「開催」で得るもの。「自粛」で得るもの。
各地のマラソン大会が、開催か否かで大きく揺れています。20日に開催予定だった板橋Cityマラソンは、現在の首都圏の状況を鑑み早々に中止を決めました。これについては致し方ない面もありますが、巨大地震の影響を直接受けていない地域の大会まで開催を自粛するのは残念な気がしないでもありません。なぜなら・・・
◎経済活動を停滞させないため、あらゆるイベントは開催すべき?
マラソン大会(とくにフルマラソン)のように大きなイベントが中止になるということは、宿泊・食事・交通・お土産、さらには会場で集めることができた義捐金など、本来消費されるはずだったお金が動かないことを意味します。
大震災の復興には今後、途方もない長い年月と莫大なお金が必要であることは容易に想像がつきます。だからこそ、どんよりと蔓延する自粛ムードから一刻も早く脱し、経済活動を今以上に活性化させて少しでも早い復興を後押ししなければなりません。
「罪悪感」「無力感」に打ちひしがれているヒマがあったら、日々の仕事を被災地の分まで2倍こなし、積極的に消費しまくることが被災者ではない私たちに「できること」だと確信しています。もちろん可能な範囲内での継続的な寄付もね。
マラソン大会に限ったことではありませんが、あらゆるイベントは物理的・状況的に困難な場合をのぞき開催すべきだと思います。「○○○開催中止」という報に触れるたび、日本全体がますます暗く沈んでいくようでやりきれない思いにかられます。
中には「中止でいいからエントリー料を義捐金に」という声もあります。まったくもってまっとうな意見だと思いますし、可能であれば大賛成です。
しかしながら、マラソン大会は開催当日のはるか以前から準備が進められており、開催日の2〜3週間前ともなればすでに経費の大半は使ってしまっているはず(発注済み、あるいは納入済み)。
イベントの規模が大きくなればなるほど準備にはあらゆる業種の会社がからんでおり、その多くが中小〜零細企業。「イベントが中止になったからお金払えません」は通用しないのです。
私自身も広告企画制作会社としてイベント関連の仕事をさせていただくこともありますが、「中止=不払い」では危険すぎて最初から受注できません。たった一案件の不払いだけで倒産に追い込まれてしまうことだってあり得ます。
逆にいえば、運営側はたとえイベントが中止になろうと各種費用の支払い義務はキッチリ残ります。それに加え、本来地元に落ちるはずだったお金が落ちない・・・。踏んだり蹴ったり。こうした状況がいま、各地で発生しているのです。
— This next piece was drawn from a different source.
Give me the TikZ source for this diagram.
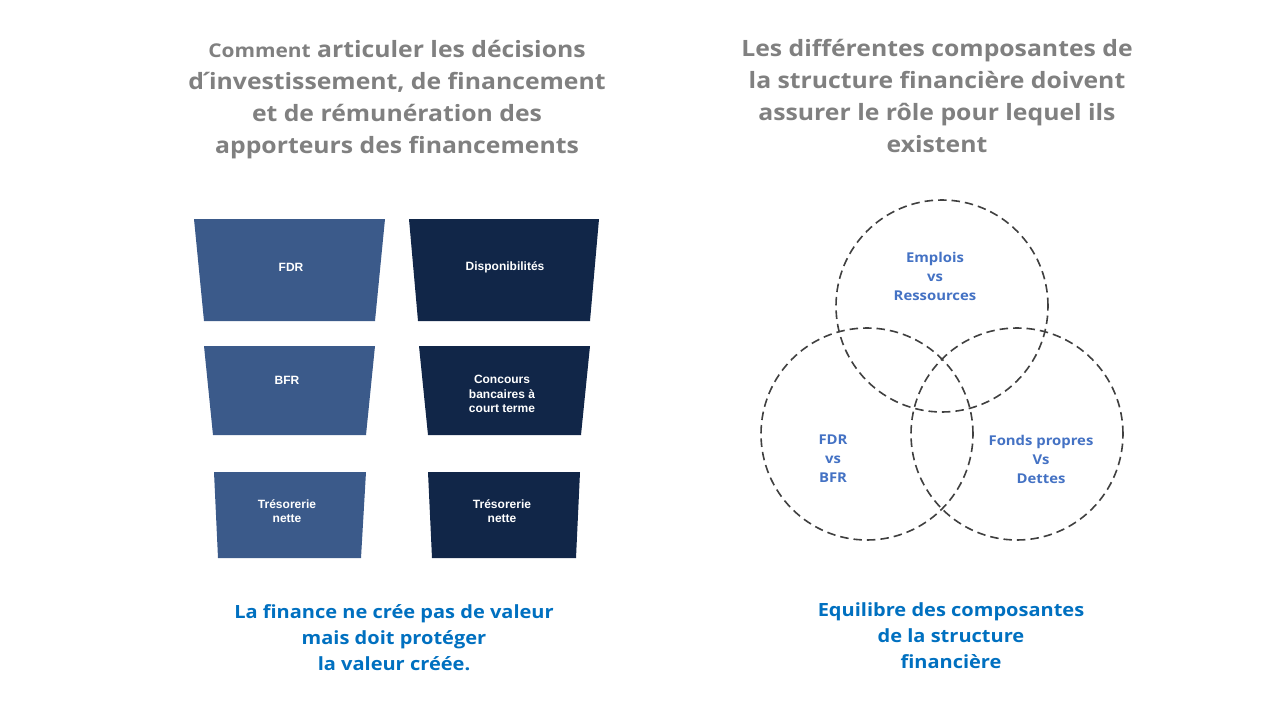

賢明なランナーはそのあたりのことは心得ていて、不可抗力で中止になったマラソン大会にエントリー料の返還など求める人はまずいません。「まぁ、しょうがねえな!」って感じです。
だからこそ今回、板橋Cityマラソンが「エントリー料の返金(決定ではない)」に言及したのには驚きました。おそらく、前回大会も強風により中止になっていますから、参加者に対する「申し訳ない」という気持ちが強いのかもしれません・・・。
しかも板橋City事務局は給水用のミネラルウォーターなどを被災地に送ったそうです。2回連続で中止となり未だ出場を果たせていませんが、「血の通った大会」であることはじゅうぶん伝わってきます。
◎とはいえ、開催の可否は地域の方々の心情が最優先。
開催か否かで揺れているといえば、4月の「長野マラソン」です。名古屋国際女子マラソンの代替大会になることが本日発表される予定でしたが、代替どころか開催自体を判断しているもよう。
背景には、同県北部 栄村をはじめとした被災状況があるのかもしれません(ほとんど報道されませんが、家屋の倒壊も多いようです)。しかし、このまま長野マラソンが「自粛」されれば、長野市やその近郊にいたるまで満室状態のホテル・旅館は大打撃をこうむるでしょう。
地域に落ちるはずだったお金が落ちない。このことが、同県内の被災地復興を間接的に遅らせることにつながってしまうとしたら・・・。「開催して得るもの」はイメージできても、「自粛して得るもの」がどうしても思い浮かばないのです。
とはいえ、マラソン大会は他のイベントと異なり「地域のコンセンサス」がとても大切。沿道の方々の中に「自粛せよ」の声が多ければ従わなければならないでしょう。長野に限らず、「開催or自粛」いずれの結果になっても事務局(地域)の決断は尊重すべきだと思います。
結論がぼやけましたが、まあ、そんな感じです。